When I first swam in the Dead Sea I was amazed at its saltiness, the bitter taste of oily water that touches the lips and causes any cuts or grazes to sting, and the buoyancy that makes it virtually impossible to sink. (Don’t open your eyes under water!) Tourist brochures feature photographs of swimmers lying in the water reading or sunbaking. In reality, the skin burns quickly. I could not wait to stand under a shower of “normal” water to remove the brine. I felt as though I was being slowly pickled.

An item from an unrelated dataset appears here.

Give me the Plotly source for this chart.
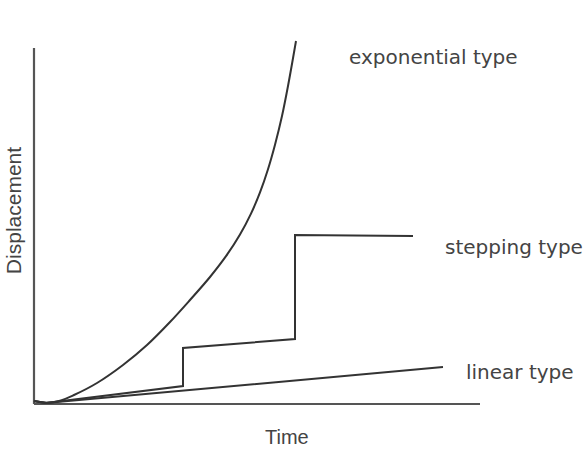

The Dead Sea is practically devoid of life. No fish can live in its salty depths. The water that flowed through the Sea of Galilee, bringing life and refreshment, a place for children to swim and play, is now moribund. Why is this so? As I stood surveying the desert it occurred to me that the single major difference between the two bodies of water is that, whereas the Sea of Galilee gives what it receives, almost drop for drop, and is continually refreshed because there is room for new water to enter, the Dead Sea only receives; it gives nothing back, and it dies in the process.


There is an important lesson here, which we cannot ignore. As Christians, we can be like the Sea of Galilee, infused with life, associated with joy, refreshment and cleansing, freely giving out of what we have received, spreading the blessing of God beyond our own lives, families and churches. Or we can focus on ourselves, our programs, our goals and visions, selfishly giving back nothing in response to all that we receive. Our churches may become places of interest, sacred sites even, but it will be known that there is no life there. The choice is ours. Let’s decide for life.


Making reality real


As Christians we are incredibly blessed. Not because we deserve it, nor because our church or worship style is the best, but because God loves us. Our legitimacy and identity come from Him alone. We can have confidence as we face life because Jesus is Truth and we are the people of His power.